(the Little St. Bernard) and descended into the valley
of the Po. From the former proceeded the Gallic
settlement on the middle Danube; from the latter the
oldest Celtic settlement in the modern Lombardy, the
canton of the Insubres with Mediolanum (Milan) as
its capital. Another host soon followed, which
founded the canton of the Cenomani with the towns of
Brixia (Brescia) and Verona. Ceaseless streams
thenceforth poured over the Alps into the beautiful
plain; the Celtic tribes with the Ligurians whom they
dislodged and swept along with them wrested place after
place from the Etruscans, till the whole left bank
of the Po was in their hands. After the fall
of the rich Etruscan town Melpum (presumably in the
district of Milan), for the subjugation of which the
Celts already settled in the basin of the Po had united
with newly arrived tribes (358?), these latter crossed
to the right bank of the river and began to press
upon the Umbrians and Etruscans in their original
abodes. Those who did so were chiefly the Boii,
who are alleged to have penetrated into Italy by another
route, over the Poenine Alps (the Great St. Bernard):
they settled in the modern Romagna, where the old
Etruscan town Felsina, with its name changed by its
new masters to Bononia, became their capital.

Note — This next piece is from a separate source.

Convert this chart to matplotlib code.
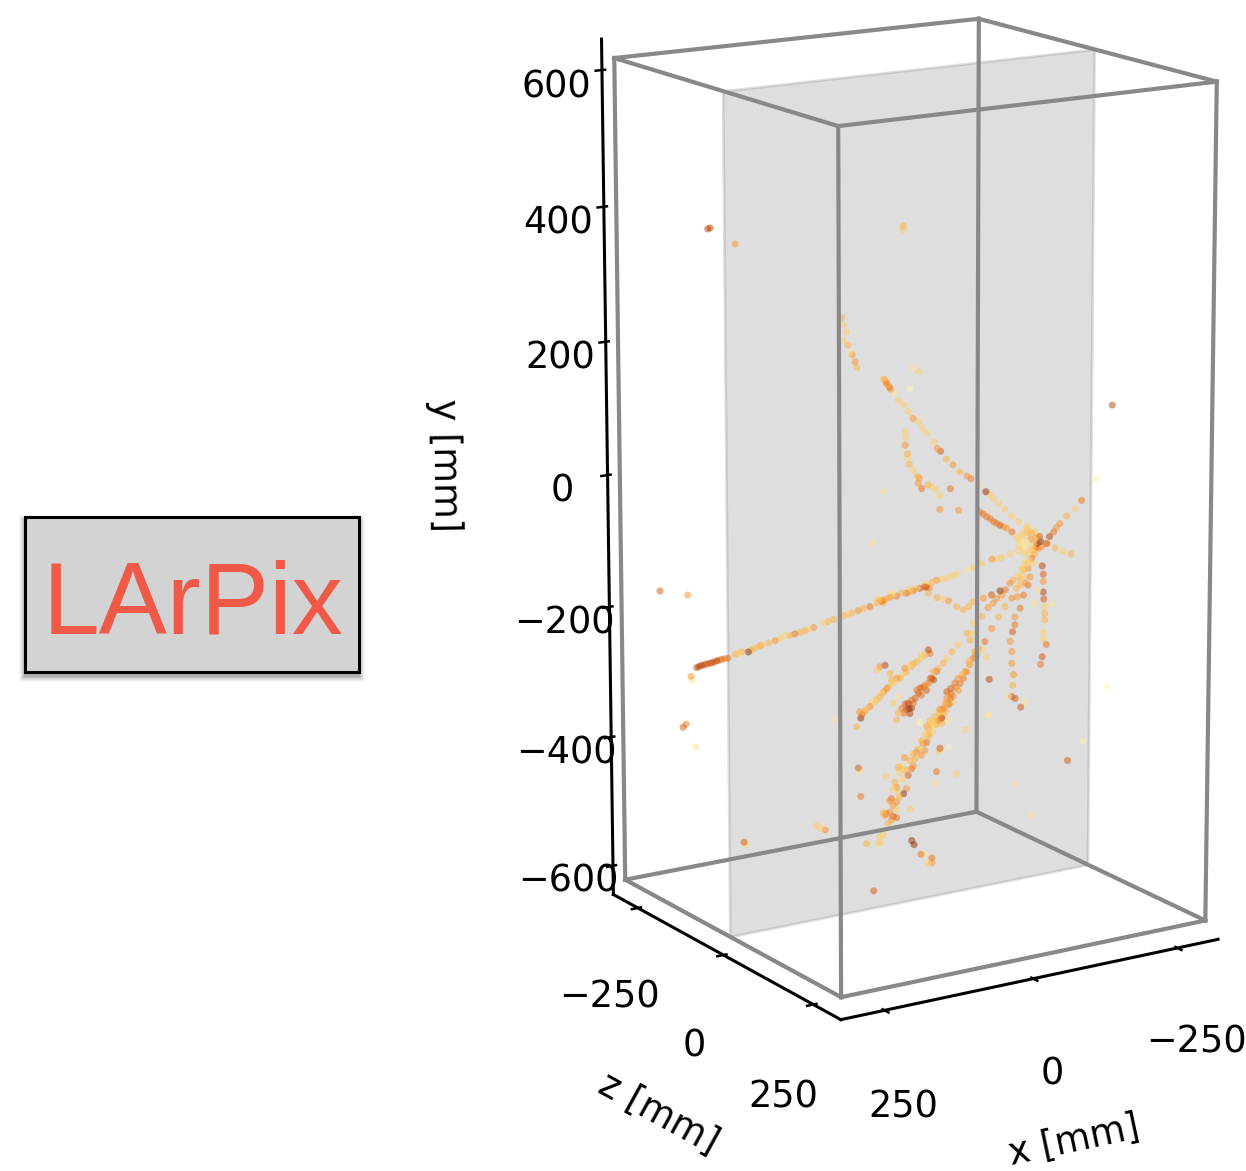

Finally came the Senones, the last of the larger
Celtic tribes which made their way over the Alps;
they took up their abode along the coast of the Adriatic
from Rimini to Ancona. But isolated bands of
Celtic settlers must have advanced even far in the
direction of Umbria, and up to the border of Etruria
proper; for stone-inscriptions in the Celtic language
have been found even at Todi on the upper Tiber.
The limits of Etruria on the north and east became
more and more contracted, and about the middle of
the fourth century the Tuscan nation found themselves
substantially restricted to the territory which thenceforth
bore and still bears their name.
Attack on Etruria by the Romans
Subjected to these simultaneous and, as it were, concerted
assaults on the part of very different peoples—the
Syracusans, Latins, Samnites, and above all the Celts—the
Etruscan nation, that had just acquired so vast and
sudden an ascendency in Latium and Campania and on
both the Italian seas, underwent a still more rapid
and violent collapse. The loss of their maritime
supremacy and the subjugation of the Campanian Etruscans
belong to the same epoch as the settlement of the
Insubres and Cenomani on the Po; and about this same
period the Roman burgesses, who had not very many
years before been humbled to the utmost and almost
reduced to bondage by Porsena, first assumed an attitude
of aggression towards Etruria. By the armistice
with Veii in 280 Rome had recovered its ground, and
the two nations were restored in the main to the state
in which they had stood in the time of the kings.